La profesión de músico era incierta. Compay trabajó como barbero y, de forma regular, en la industria tabaquera, como torcedor de habanos. Ya famoso, uno de sus trucos en cualquier reunión consistía en desmontar un puro, señalar las diferentes capas (la tripa) y volver a reconstruirlo con manos asombrosas.
¿Hemos dicho ya lo de “y entonces llegó Fidel”?. Si la situación lo requería, Compay soltaba de carretilla los argumentos revolucionarios pero realmente no le gustaba hablar de los sesenta y los setenta. Según parece, en Cuba sobraban músicos y urgían “productores”. Así que Repilado se integró en una expedición agrícola, enviada a una provincia remota de China para asimilar las técnicas del cultivo del arroz. No le divertía evocar aquella “misión”: aseguraba que saludó a Mao pero que los chinos le miraban con pasmo; incluso le frotaban los brazos, “querían saber si manchaba o desteñía”. Lo peor, suspiraba, fue la prohibición tajante de relacionarse con la población femenina.
Bien entrados los ochenta, ya jubilado, volvió a la música. En la Cuba del Período Especial no había mucho respeto por los sonidos añejos pero logró hacerse un hueco en los crecientes locales para turistas. Pudo resolver las cuestiones económicas más apremiantes, a la vez que despertaba el interés de oyentes curiosos. Pablo Milanés, que había iniciado un proyecto personal de investigación en las formas históricas del son, intentó difundir sus poderes.
Impresionaba como hombre y como músico. Tocaba el armónico, su invento de adolescente, un cruce de guitarra y tres que le permitía añadir sonoridades metálicas al conjunto. Cantaba los temas tópicos del Circuito Mojito pero también tenía un variado repertorio propio, del merengue al danzón, con especial riqueza en el son: Sarandonga, Macusa, Chan chan.
Ya había hecho algunas visitas a España cuando un admirador, el rockero Santiago Auserón, le grabó, durante diez días de 1995, una deslumbrante Antología, con 37 pìezas.

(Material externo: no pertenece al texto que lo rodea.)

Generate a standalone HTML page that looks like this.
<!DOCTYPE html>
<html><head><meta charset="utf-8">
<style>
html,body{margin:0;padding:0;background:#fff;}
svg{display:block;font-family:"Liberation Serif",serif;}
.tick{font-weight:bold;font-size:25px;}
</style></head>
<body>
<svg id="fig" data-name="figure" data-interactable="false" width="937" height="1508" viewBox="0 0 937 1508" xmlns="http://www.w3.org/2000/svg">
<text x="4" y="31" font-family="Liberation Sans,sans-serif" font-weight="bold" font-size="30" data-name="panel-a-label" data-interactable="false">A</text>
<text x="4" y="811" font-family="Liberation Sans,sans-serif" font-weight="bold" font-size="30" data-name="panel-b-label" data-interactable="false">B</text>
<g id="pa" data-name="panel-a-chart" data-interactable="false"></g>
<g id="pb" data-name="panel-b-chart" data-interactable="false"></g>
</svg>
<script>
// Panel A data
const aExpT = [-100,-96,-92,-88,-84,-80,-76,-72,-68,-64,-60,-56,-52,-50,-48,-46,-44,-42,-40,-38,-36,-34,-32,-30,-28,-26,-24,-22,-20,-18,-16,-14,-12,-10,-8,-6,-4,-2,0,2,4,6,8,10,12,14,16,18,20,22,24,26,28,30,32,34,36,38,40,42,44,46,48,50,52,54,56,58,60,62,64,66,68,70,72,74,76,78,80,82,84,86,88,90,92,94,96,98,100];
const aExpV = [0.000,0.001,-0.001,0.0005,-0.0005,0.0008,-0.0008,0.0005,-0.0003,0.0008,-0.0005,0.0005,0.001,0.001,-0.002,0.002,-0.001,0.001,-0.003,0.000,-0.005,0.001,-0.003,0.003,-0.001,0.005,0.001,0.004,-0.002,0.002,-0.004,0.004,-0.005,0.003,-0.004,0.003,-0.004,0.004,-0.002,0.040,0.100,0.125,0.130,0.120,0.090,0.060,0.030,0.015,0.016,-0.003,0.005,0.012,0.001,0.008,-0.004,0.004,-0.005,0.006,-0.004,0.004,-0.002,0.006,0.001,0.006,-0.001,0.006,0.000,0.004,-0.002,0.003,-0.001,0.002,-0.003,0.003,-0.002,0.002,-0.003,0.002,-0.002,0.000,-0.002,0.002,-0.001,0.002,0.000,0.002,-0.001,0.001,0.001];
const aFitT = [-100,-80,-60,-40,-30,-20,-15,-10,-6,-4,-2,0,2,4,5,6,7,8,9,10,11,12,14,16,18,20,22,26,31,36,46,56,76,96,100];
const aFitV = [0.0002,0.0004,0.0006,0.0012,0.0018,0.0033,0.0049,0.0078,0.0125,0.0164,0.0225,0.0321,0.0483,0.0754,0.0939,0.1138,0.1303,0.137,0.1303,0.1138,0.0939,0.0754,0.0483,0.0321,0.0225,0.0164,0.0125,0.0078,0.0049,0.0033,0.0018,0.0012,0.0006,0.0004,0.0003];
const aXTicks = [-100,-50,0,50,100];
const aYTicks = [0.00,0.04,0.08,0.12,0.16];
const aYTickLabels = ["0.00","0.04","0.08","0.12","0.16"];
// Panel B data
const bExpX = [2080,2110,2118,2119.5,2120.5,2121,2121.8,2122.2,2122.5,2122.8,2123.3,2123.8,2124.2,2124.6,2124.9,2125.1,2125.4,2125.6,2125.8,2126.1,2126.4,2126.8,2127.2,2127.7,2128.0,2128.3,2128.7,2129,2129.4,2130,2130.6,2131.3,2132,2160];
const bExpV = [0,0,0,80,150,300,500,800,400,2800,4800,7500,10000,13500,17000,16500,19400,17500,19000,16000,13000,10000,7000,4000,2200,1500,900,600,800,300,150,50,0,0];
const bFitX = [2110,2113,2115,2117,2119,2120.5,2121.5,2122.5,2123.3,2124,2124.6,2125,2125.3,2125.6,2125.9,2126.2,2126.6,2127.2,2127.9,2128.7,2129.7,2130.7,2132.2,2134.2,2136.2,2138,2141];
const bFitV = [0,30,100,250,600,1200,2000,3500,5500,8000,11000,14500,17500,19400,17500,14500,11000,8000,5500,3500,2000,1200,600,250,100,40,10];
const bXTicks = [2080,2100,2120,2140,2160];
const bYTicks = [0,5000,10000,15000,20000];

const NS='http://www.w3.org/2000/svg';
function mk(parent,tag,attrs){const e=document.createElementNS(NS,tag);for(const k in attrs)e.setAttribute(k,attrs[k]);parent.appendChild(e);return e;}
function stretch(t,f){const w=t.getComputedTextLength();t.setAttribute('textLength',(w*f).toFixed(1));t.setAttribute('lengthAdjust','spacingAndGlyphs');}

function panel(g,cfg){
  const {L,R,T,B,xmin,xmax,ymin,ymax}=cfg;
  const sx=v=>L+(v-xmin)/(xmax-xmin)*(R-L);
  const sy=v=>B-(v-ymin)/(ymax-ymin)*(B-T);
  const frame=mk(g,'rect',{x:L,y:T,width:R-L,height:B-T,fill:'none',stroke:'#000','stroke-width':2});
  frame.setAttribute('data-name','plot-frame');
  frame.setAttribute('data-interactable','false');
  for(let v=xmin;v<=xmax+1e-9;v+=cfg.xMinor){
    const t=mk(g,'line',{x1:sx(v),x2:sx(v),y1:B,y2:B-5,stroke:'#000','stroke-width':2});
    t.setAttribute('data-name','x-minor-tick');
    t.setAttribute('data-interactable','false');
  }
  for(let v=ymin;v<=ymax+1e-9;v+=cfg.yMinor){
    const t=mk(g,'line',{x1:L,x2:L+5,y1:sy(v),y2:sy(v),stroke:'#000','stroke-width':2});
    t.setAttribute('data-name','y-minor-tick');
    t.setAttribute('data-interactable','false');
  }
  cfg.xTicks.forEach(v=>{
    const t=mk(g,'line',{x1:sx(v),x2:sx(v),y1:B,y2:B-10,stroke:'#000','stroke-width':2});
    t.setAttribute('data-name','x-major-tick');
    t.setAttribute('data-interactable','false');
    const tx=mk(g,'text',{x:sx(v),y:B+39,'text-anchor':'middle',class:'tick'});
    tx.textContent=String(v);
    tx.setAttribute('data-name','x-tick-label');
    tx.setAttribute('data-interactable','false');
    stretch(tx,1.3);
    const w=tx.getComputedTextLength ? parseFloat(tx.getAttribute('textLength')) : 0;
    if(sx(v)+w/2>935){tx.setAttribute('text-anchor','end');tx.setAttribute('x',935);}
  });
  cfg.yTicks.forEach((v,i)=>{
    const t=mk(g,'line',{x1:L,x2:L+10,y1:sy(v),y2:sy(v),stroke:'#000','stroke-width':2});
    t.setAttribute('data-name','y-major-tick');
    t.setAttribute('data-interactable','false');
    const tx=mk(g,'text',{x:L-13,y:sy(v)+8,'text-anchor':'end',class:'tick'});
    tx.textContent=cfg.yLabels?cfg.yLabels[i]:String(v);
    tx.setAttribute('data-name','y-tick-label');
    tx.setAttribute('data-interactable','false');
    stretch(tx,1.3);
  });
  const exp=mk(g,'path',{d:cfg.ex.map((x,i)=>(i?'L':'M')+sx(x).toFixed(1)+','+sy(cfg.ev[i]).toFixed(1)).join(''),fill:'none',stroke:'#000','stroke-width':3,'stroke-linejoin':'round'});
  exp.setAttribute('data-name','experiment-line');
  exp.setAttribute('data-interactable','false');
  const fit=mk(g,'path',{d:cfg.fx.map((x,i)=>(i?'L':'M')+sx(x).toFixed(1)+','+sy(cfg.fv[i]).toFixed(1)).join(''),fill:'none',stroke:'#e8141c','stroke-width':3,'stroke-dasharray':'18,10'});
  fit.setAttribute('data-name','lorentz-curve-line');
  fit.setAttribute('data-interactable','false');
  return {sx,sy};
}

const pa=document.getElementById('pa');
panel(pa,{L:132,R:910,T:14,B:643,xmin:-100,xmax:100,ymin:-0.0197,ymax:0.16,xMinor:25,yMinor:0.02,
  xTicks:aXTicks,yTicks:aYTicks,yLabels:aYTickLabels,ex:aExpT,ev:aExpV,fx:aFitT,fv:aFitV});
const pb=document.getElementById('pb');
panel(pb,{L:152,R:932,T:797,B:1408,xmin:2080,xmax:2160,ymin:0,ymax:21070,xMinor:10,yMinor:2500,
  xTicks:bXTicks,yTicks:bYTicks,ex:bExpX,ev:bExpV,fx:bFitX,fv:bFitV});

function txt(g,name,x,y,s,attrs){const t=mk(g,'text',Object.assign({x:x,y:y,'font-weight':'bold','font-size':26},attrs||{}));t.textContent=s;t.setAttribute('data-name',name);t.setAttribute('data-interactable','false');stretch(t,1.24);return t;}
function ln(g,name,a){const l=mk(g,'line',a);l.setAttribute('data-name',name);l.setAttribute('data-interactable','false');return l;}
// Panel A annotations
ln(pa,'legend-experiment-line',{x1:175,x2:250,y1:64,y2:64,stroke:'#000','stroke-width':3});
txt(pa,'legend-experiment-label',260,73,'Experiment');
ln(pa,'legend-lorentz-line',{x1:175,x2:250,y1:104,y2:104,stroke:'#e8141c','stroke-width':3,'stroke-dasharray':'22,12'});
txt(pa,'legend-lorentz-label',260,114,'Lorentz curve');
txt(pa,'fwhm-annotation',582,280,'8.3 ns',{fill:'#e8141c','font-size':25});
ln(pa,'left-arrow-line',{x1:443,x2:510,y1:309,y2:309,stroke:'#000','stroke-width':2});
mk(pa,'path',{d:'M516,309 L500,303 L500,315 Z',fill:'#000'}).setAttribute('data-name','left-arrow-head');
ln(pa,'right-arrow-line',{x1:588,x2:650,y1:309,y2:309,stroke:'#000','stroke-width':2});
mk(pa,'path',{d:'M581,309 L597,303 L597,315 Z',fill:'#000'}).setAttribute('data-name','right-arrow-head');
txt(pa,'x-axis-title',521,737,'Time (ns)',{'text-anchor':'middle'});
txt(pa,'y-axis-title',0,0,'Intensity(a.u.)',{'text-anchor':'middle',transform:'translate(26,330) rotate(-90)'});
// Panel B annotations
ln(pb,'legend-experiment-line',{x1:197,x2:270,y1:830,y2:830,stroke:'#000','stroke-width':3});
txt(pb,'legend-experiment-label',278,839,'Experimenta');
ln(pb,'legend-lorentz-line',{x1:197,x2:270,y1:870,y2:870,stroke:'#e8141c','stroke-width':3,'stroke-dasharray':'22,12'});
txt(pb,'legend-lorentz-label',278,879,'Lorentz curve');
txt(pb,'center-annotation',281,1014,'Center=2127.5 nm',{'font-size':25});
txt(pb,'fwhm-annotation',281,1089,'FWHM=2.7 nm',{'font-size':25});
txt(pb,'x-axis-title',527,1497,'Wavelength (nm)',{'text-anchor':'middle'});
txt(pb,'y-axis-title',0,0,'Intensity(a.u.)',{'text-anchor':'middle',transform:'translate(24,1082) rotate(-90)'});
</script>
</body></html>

A los 88 años, finalmente tenía un retrato de cuerpo entero. Ry Cooder fue uno de los que se quedaron con la copla: allí estaba un tesoro viviente, un depositario de las esencias del Oriente cubano. Ya en La Habana, Cooder llamó a Repilado y otros veteranos, para lo que inicialmente tenía mucho de proyecto improvisado y que el mundo conocería como Buena Vista Social Club.

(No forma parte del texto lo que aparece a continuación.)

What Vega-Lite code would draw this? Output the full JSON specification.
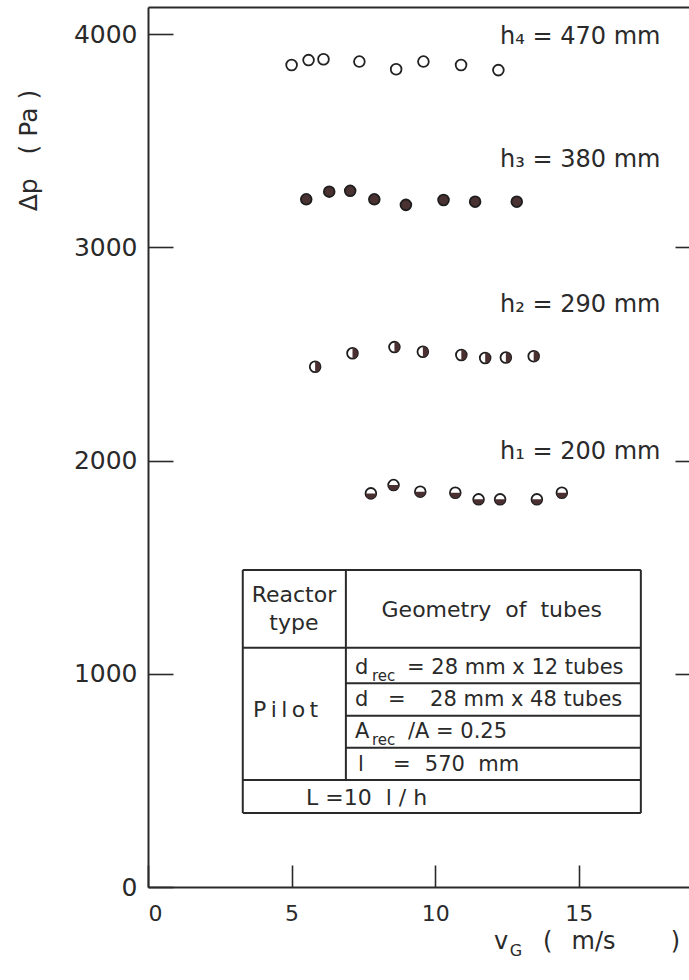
{
  "$schema": "https://vega.github.io/schema/vega-lite/v6.json",
  "width": 541,
  "height": 880,
  "autosize": {"type": "none"},
  "padding": {"left": 148, "top": 7, "right": 0, "bottom": 93},
  "background": "white",
  "config": {
    "view": {"stroke": null},
    "font": "DejaVu Sans",
    "axis": {
      "domainColor": "#2a2a2a",
      "tickColor": "#2a2a2a",
      "labelColor": "#2a2a2a",
      "titleColor": "#2a2a2a",
      "domainWidth": 2,
      "tickWidth": 1.6,
      "grid": false,
      "labelFont": "DejaVu Sans",
      "titleFont": "DejaVu Sans"
    },
    "text": {"font": "DejaVu Sans", "color": "#2a2a2a"}
  },
  "resolve": {"axis": {"x": "independent", "y": "independent"}},
  "datasets": {
    "points": [
      {"series": "h4", "vG": 5.0, "dp": 3855},
      {"series": "h4", "vG": 5.59, "dp": 3878},
      {"series": "h4", "vG": 6.11, "dp": 3882},
      {"series": "h4", "vG": 7.36, "dp": 3871},
      {"series": "h4", "vG": 8.64, "dp": 3835},
      {"series": "h4", "vG": 9.59, "dp": 3871},
      {"series": "h4", "vG": 10.9, "dp": 3855},
      {"series": "h4", "vG": 12.2, "dp": 3831},
      {"series": "h3", "vG": 5.51, "dp": 3225},
      {"series": "h3", "vG": 6.31, "dp": 3261},
      {"series": "h3", "vG": 7.04, "dp": 3265},
      {"series": "h3", "vG": 7.88, "dp": 3225},
      {"series": "h3", "vG": 8.98, "dp": 3199},
      {"series": "h3", "vG": 10.29, "dp": 3222},
      {"series": "h3", "vG": 11.39, "dp": 3214},
      {"series": "h3", "vG": 12.84, "dp": 3214},
      {"series": "h2", "vG": 5.82, "dp": 2440},
      {"series": "h2", "vG": 7.12, "dp": 2503},
      {"series": "h2", "vG": 8.58, "dp": 2532},
      {"series": "h2", "vG": 9.57, "dp": 2510},
      {"series": "h2", "vG": 10.91, "dp": 2495},
      {"series": "h2", "vG": 11.74, "dp": 2481},
      {"series": "h2", "vG": 12.46, "dp": 2483},
      {"series": "h2", "vG": 13.43, "dp": 2489},
      {"series": "h1", "vG": 7.76, "dp": 1846},
      {"series": "h1", "vG": 8.55, "dp": 1885},
      {"series": "h1", "vG": 9.48, "dp": 1854},
      {"series": "h1", "vG": 10.7, "dp": 1849},
      {"series": "h1", "vG": 11.51, "dp": 1818},
      {"series": "h1", "vG": 12.26, "dp": 1818},
      {"series": "h1", "vG": 13.54, "dp": 1818},
      {"series": "h1", "vG": 14.41, "dp": 1849}
    ],
    "labels": [
      {"text": "h₄ = 470 mm", "vG": 12.26, "dp": 3986},
      {"text": "h₃ = 380 mm", "vG": 12.26, "dp": 3409},
      {"text": "h₂ = 290 mm", "vG": 12.26, "dp": 2729},
      {"text": "h₁ = 200 mm", "vG": 12.26, "dp": 2040}
    ],
    "tableLines": [
      {"vG": 3.3, "dp": 1487, "vG2": 17.16, "dp2": 1487},
      {"vG": 3.3, "dp": 1122, "vG2": 17.16, "dp2": 1122},
      {"vG": 6.89, "dp": 955, "vG2": 17.16, "dp2": 955},
      {"vG": 6.89, "dp": 803, "vG2": 17.16, "dp2": 803},
      {"vG": 6.89, "dp": 653, "vG2": 17.16, "dp2": 653},
      {"vG": 3.3, "dp": 502, "vG2": 17.16, "dp2": 502},
      {"vG": 3.3, "dp": 347, "vG2": 17.16, "dp2": 347},
      {"vG": 3.3, "dp": 347, "vG2": 3.3, "dp2": 1487},
      {"vG": 17.16, "dp": 347, "vG2": 17.16, "dp2": 1487},
      {"vG": 6.89, "dp": 502, "vG2": 6.89, "dp2": 1487}
    ],
    "tableCenter": [
      {"text": "Reactor", "vG": 5.08, "dp": 1369},
      {"text": "type", "vG": 5.08, "dp": 1238},
      {"text": "Geometry\u00a0\u00a0of\u00a0\u00a0tubes", "vG": 11.97, "dp": 1299},
      {"text": "P\u2009i\u2009l\u2009o\u2009t", "vG": 4.79, "dp": 830},
      {"text": "L\u00a0=10\u00a0\u00a0l\u00a0/\u00a0h", "vG": 7.61, "dp": 417}
    ],
    "tableLeft": [
      {"text": "d", "vG": 7.21, "dp": 1027},
      {"text": "= 28 mm x 12 tubes", "vG": 9.02, "dp": 1027},
      {"text": "d", "vG": 7.21, "dp": 877},
      {"text": "=", "vG": 8.36, "dp": 877},
      {"text": "28 mm x 48 tubes", "vG": 9.82, "dp": 877},
      {"text": "A", "vG": 7.21, "dp": 727},
      {"text": "/A = 0.25", "vG": 9.05, "dp": 727},
      {"text": "l", "vG": 7.31, "dp": 572},
      {"text": "=", "vG": 8.53, "dp": 572},
      {"text": "570\u00a0\u00a0mm", "vG": 9.64, "dp": 572}
    ],
    "tableSub": [
      {"text": "rec", "vG": 7.8, "dp": 990},
      {"text": "rec", "vG": 7.8, "dp": 690}
    ],
    "xTitle": [
      {"text": "v", "vG": 12.05, "dp": -258},
      {"text": "(", "vG": 13.75, "dp": -258},
      {"text": "m/s", "vG": 14.75, "dp": -258},
      {"text": ")", "vG": 18.2, "dp": -258}
    ],
    "xTitleSub": [
      {"text": "G", "vG": 12.6, "dp": -300}
    ]
  },
  "layer": [
    {
      "data": {"name": "points"},
      "transform": [{"filter": "datum.series === 'h4'"}],
      "mark": {"type": "point", "shape": "circle", "filled": true, "fill": "white", "stroke": "#222222", "strokeWidth": 1.8, "size": 115, "opacity": 1},
      "encoding": {
        "x": {
          "field": "vG", "type": "quantitative",
          "scale": {"domain": [0, 18.837], "nice": false, "zero": false},
          "axis": {"orient": "bottom", "values": [0, 5, 10, 15], "format": "d", "tickSize": -22, "labelFontSize": 22, "labelPadding": 38, "title": null}
        },
        "y": {
          "field": "dp", "type": "quantitative",
          "scale": {"domain": [0, 4127], "nice": false, "zero": false},
          "axis": {"orient": "left", "values": [0, 1000, 2000, 3000, 4000], "format": "d", "tickSize": -25, "labelFontSize": 25, "labelPadding": 36, "title": "Δp\u00a0\u00a0\u00a0(\u00a0Pa\u00a0)", "titleFontSize": 25, "titleFontWeight": "normal", "titleX": -120, "titleY": 143, "titleAngle": -90, "titleAlign": "center", "titleBaseline": "middle"}
        }
      }
    },
    {
      "data": {"name": "points"},
      "mark": {"type": "point", "opacity": 0},
      "encoding": {
        "x": {"field": "vG", "type": "quantitative", "axis": {"orient": "top", "ticks": false, "labels": false, "title": null, "domain": true}},
        "y": {"field": "dp", "type": "quantitative", "axis": {"orient": "right", "values": [1000, 2000, 3000], "tickSize": -14, "labels": false, "domain": false, "title": null}}
      }
    },
    {
      "data": {"name": "points"},
      "transform": [{"filter": "datum.series === 'h3'"}],
      "mark": {"type": "point", "shape": "circle", "filled": true, "fill": "#4a3232", "stroke": "#1e1e1e", "strokeWidth": 1.8, "size": 115, "opacity": 1},
      "encoding": {
        "x": {"field": "vG", "type": "quantitative", "axis": null},
        "y": {"field": "dp", "type": "quantitative", "axis": null}
      }
    },
    {
      "data": {"name": "points"},
      "transform": [{"filter": "datum.series === 'h2' || datum.series === 'h1'"}],
      "mark": {"type": "point", "shape": "circle", "filled": true, "fill": "white", "stroke": "#1e1e1e", "strokeWidth": 1.8, "size": 115, "opacity": 1},
      "encoding": {
        "x": {"field": "vG", "type": "quantitative", "axis": null},
        "y": {"field": "dp", "type": "quantitative", "axis": null}
      }
    },
    {
      "data": {"name": "points"},
      "transform": [{"filter": "datum.series === 'h2'"}],
      "mark": {"type": "point", "shape": "M0,-1A1,1,0,0,1,0,1Z", "filled": true, "fill": "#4a3030", "strokeWidth": 0, "size": 110, "opacity": 1},
      "encoding": {
        "x": {"field": "vG", "type": "quantitative", "axis": null},
        "y": {"field": "dp", "type": "quantitative", "axis": null}
      }
    },
    {
      "data": {"name": "points"},
      "transform": [{"filter": "datum.series === 'h1'"}],
      "mark": {"type": "point", "shape": "M-1,0A1,1,0,0,0,1,0Z", "filled": true, "fill": "#4a3030", "strokeWidth": 0, "size": 110, "opacity": 1},
      "encoding": {
        "x": {"field": "vG", "type": "quantitative", "axis": null},
        "y": {"field": "dp", "type": "quantitative", "axis": null}
      }
    },
    {
      "data": {"name": "labels"},
      "mark": {"type": "text", "align": "left", "baseline": "middle", "fontSize": 24},
      "encoding": {
        "x": {"field": "vG", "type": "quantitative", "axis": null},
        "y": {"field": "dp", "type": "quantitative", "axis": null},
        "text": {"field": "text"}
      }
    },
    {
      "data": {"name": "tableLines"},
      "mark": {"type": "rule", "color": "#2a2a2a", "strokeWidth": 2},
      "encoding": {
        "x": {"field": "vG", "type": "quantitative", "axis": null},
        "y": {"field": "dp", "type": "quantitative", "axis": null},
        "x2": {"field": "vG2"},
        "y2": {"field": "dp2"}
      }
    },
    {
      "data": {"name": "tableCenter"},
      "mark": {"type": "text", "align": "center", "baseline": "middle", "fontSize": 22},
      "encoding": {
        "x": {"field": "vG", "type": "quantitative", "axis": null},
        "y": {"field": "dp", "type": "quantitative", "axis": null},
        "text": {"field": "text"}
      }
    },
    {
      "data": {"name": "tableLeft"},
      "mark": {"type": "text", "align": "left", "baseline": "middle", "fontSize": 21},
      "encoding": {
        "x": {"field": "vG", "type": "quantitative", "axis": null},
        "y": {"field": "dp", "type": "quantitative", "axis": null},
        "text": {"field": "text"}
      }
    },
    {
      "data": {"name": "tableSub"},
      "mark": {"type": "text", "align": "left", "baseline": "middle", "fontSize": 15},
      "encoding": {
        "x": {"field": "vG", "type": "quantitative", "axis": null},
        "y": {"field": "dp", "type": "quantitative", "axis": null},
        "text": {"field": "text"}
      }
    },
    {
      "data": {"name": "xTitle"},
      "mark": {"type": "text", "align": "left", "baseline": "middle", "fontSize": 24},
      "encoding": {
        "x": {"field": "vG", "type": "quantitative", "axis": null},
        "y": {"field": "dp", "type": "quantitative", "axis": null},
        "text": {"field": "text"}
      }
    },
    {
      "data": {"name": "xTitleSub"},
      "mark": {"type": "text", "align": "left", "baseline": "middle", "fontSize": 16},
      "encoding": {
        "x": {"field": "vG", "type": "quantitative", "axis": null},
        "y": {"field": "dp", "type": "quantitative", "axis": null},
        "text": {"field": "text"}
      }
    }
  ]
}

Reforzado por la película homónima de Wim Wenders, el Buena Vista le sirvió como pasaporte para una fama global. Todavía se discute el impacto que aquello causó en el devenir de la música cubana: los creadores más jóvenes, con mensajes a veces problemáticos, fueron aparcados en una orgía de apresurada celebración de “los viejitos”, muchos de ellos olvidados, fuera de circulación, condenados a tocar instrumentos deteriorados.
Paradojas que no preocuparon excesivamente a Compay. Estaba disfrutando demasiado: “las flores me llegaron tarde, pero me llegaron”. Aceptó todo tipo de duetos, recibió abundantes premios, se vio tocando ante Juan Pablo II o explicando a Manuel Vázquez Montalbán su dieta para mantenerse sexualmente activo.
Efectivamente, ejercía de seductor (con éxito, recuerdan). Y adquirió modos imperiales. Uno recuerda una comida oficial en Cartagena (España), con motivo del festival La Mar de Músicas, cuando se empeñó en arrullar a la alcaldesa, perteneciente al PP, con boleros que ordenaba tocar al sufrido Elíades Ochoa. Con su picardía oriental, con su sabiduría de vividor, con sus galones, todo se le permitía.